[Begin]
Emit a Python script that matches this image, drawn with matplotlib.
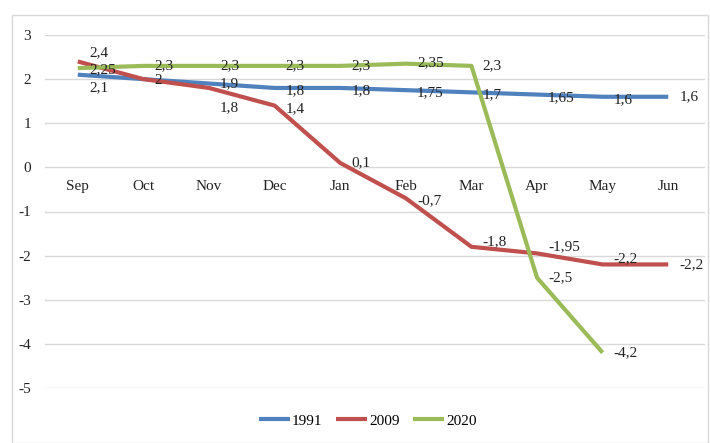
import matplotlib.pyplot as plt
from matplotlib.patches import Rectangle

plt.rcParams['font.family'] = ['Liberation Serif', 'DejaVu Serif']
plt.rcParams['axes.unicode_minus'] = False

months = ['Sep', 'Oct', 'Nov', 'Dec', 'Jan', 'Feb', 'Mar', 'Apr', 'May', 'Jun']
y1991 = [2.1, 2.0, 1.9, 1.8, 1.8, 1.75, 1.7, 1.65, 1.6, 1.6]
y2009 = [2.4, 2.0, 1.8, 1.4, 0.1, -0.7, -1.8, -1.95, -2.2, -2.2]
y2020 = [2.25, 2.3, 2.3, 2.3, 2.3, 2.35, 2.3, -2.5, -4.2]

# label offsets in points (dx, dy) per point
off1991 = [(8, -9), None, (8, 0), (8, -2), (8, -2), (8, -2), (8, -2), (8, -2), (8, -2), (8, 0)]
off2009 = [(8, 6), (8, -1), (8, -14), (8, -2), (8, 0), (8, -2), (8, 4), (8, 5), (8, 4), (8, 0)]
off2020 = [(8, -1), (8, 0), (8, 0), (8, 0), (8, 0), (8, 1), (8, 0), (8, 0), (8, 0)]

colors = {'1991': '#4f81bd', '2009': '#c0504d', '2020': '#9bbb59'}


def fmt(v):
    s = ('%g' % v).replace('.', ',')
    return s


fig = plt.figure(figsize=(7.1, 4.43), dpi=100)
fig.patches.append(Rectangle((12 / 710, 0), 696 / 710, 428 / 443, transform=fig.transFigure,
                             fill=False, edgecolor='#d9d9d9', linewidth=1))
ax = fig.add_axes([45 / 710, 55 / 443, 660 / 710, 353 / 443])

x = list(range(len(months)))
series = [('1991', y1991, off1991), ('2009', y2009, off2009), ('2020', y2020, off2020)]
for name, ys, offs in series:
    xs = x[:len(ys)]
    ax.plot(xs, ys, color=colors[name], lw=3, label=name, solid_capstyle='butt', zorder=3)
    for xi, yi, o in zip(xs, ys, offs):
        if o is None:
            continue
        ax.annotate(fmt(yi), (xi, yi), xytext=o, textcoords='offset points',
                    ha='left', va='center', fontsize=11, color='#222222', zorder=4)

ax.set_xlim(-0.5, 9.56)
ax.set_ylim(-5, 3)
ax.set_yticks(range(-5, 4))
ax.set_xticks(x)
ax.set_xticklabels(months)
ax.grid(axis='y', color='#d9d9d9', lw=1)
ax.set_axisbelow(True)
for s in ['top', 'right', 'left']:
    ax.spines[s].set_visible(False)
ax.spines['bottom'].set_position(('data', 0))
ax.spines['bottom'].set_visible(False)
ax.tick_params(axis='both', length=0, labelsize=11, colors='#222222')
ax.tick_params(axis='x', pad=9)
ax.tick_params(axis='y', pad=10)

fig.legend(loc='center', bbox_to_anchor=(0.518, 0.05), ncol=3, frameon=False,
           fontsize=11, handlelength=2.0, handletextpad=0.15, columnspacing=0.9)

fig.savefig('out.png', dpi=100)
[End]
■ TO BE DONE ■
Output the material word for word, omitting its pictures.

■ EXPECTED ANSWER ■
Emit a Python script that matches this image, drawn with matplotlib.
import matplotlib.pyplot as plt
from matplotlib.patches import Rectangle

plt.rcParams['font.family'] = ['Liberation Serif', 'DejaVu Serif']
plt.rcParams['axes.unicode_minus'] = False

months = ['Sep', 'Oct', 'Nov', 'Dec', 'Jan', 'Feb', 'Mar', 'Apr', 'May', 'Jun']
y1991 = [2.1, 2.0, 1.9, 1.8, 1.8, 1.75, 1.7, 1.65, 1.6, 1.6]
y2009 = [2.4, 2.0, 1.8, 1.4, 0.1, -0.7, -1.8, -1.95, -2.2, -2.2]
y2020 = [2.25, 2.3, 2.3, 2.3, 2.3, 2.35, 2.3, -2.5, -4.2]

# label offsets in points (dx, dy) per point
off1991 = [(8, -9), None, (8, 0), (8, -2), (8, -2), (8, -2), (8, -2), (8, -2), (8, -2), (8, 0)]
off2009 = [(8, 6), (8, -1), (8, -14), (8, -2), (8, 0), (8, -2), (8, 4), (8, 5), (8, 4), (8, 0)]
off2020 = [(8, -1), (8, 0), (8, 0), (8, 0), (8, 0), (8, 1), (8, 0), (8, 0), (8, 0)]

colors = {'1991': '#4f81bd', '2009': '#c0504d', '2020': '#9bbb59'}


def fmt(v):
    s = ('%g' % v).replace('.', ',')
    return s


fig = plt.figure(figsize=(7.1, 4.43), dpi=100)
fig.patches.append(Rectangle((12 / 710, 0), 696 / 710, 428 / 443, transform=fig.transFigure,
                             fill=False, edgecolor='#d9d9d9', linewidth=1))
ax = fig.add_axes([45 / 710, 55 / 443, 660 / 710, 353 / 443])

x = list(range(len(months)))
series = [('1991', y1991, off1991), ('2009', y2009, off2009), ('2020', y2020, off2020)]
for name, ys, offs in series:
    xs = x[:len(ys)]
    ax.plot(xs, ys, color=colors[name], lw=3, label=name, solid_capstyle='butt', zorder=3)
    for xi, yi, o in zip(xs, ys, offs):
        if o is None:
            continue
        ax.annotate(fmt(yi), (xi, yi), xytext=o, textcoords='offset points',
                    ha='left', va='center', fontsize=11, color='#222222', zorder=4)

ax.set_xlim(-0.5, 9.56)
ax.set_ylim(-5, 3)
ax.set_yticks(range(-5, 4))
ax.set_xticks(x)
ax.set_xticklabels(months)
ax.grid(axis='y', color='#d9d9d9', lw=1)
ax.set_axisbelow(True)
for s in ['top', 'right', 'left']:
    ax.spines[s].set_visible(False)
ax.spines['bottom'].set_position(('data', 0))
ax.spines['bottom'].set_visible(False)
ax.tick_params(axis='both', length=0, labelsize=11, colors='#222222')
ax.tick_params(axis='x', pad=9)
ax.tick_params(axis='y', pad=10)

fig.legend(loc='center', bbox_to_anchor=(0.518, 0.05), ncol=3, frameon=False,
           fontsize=11, handlelength=2.0, handletextpad=0.15, columnspacing=0.9)

fig.savefig('out.png', dpi=100)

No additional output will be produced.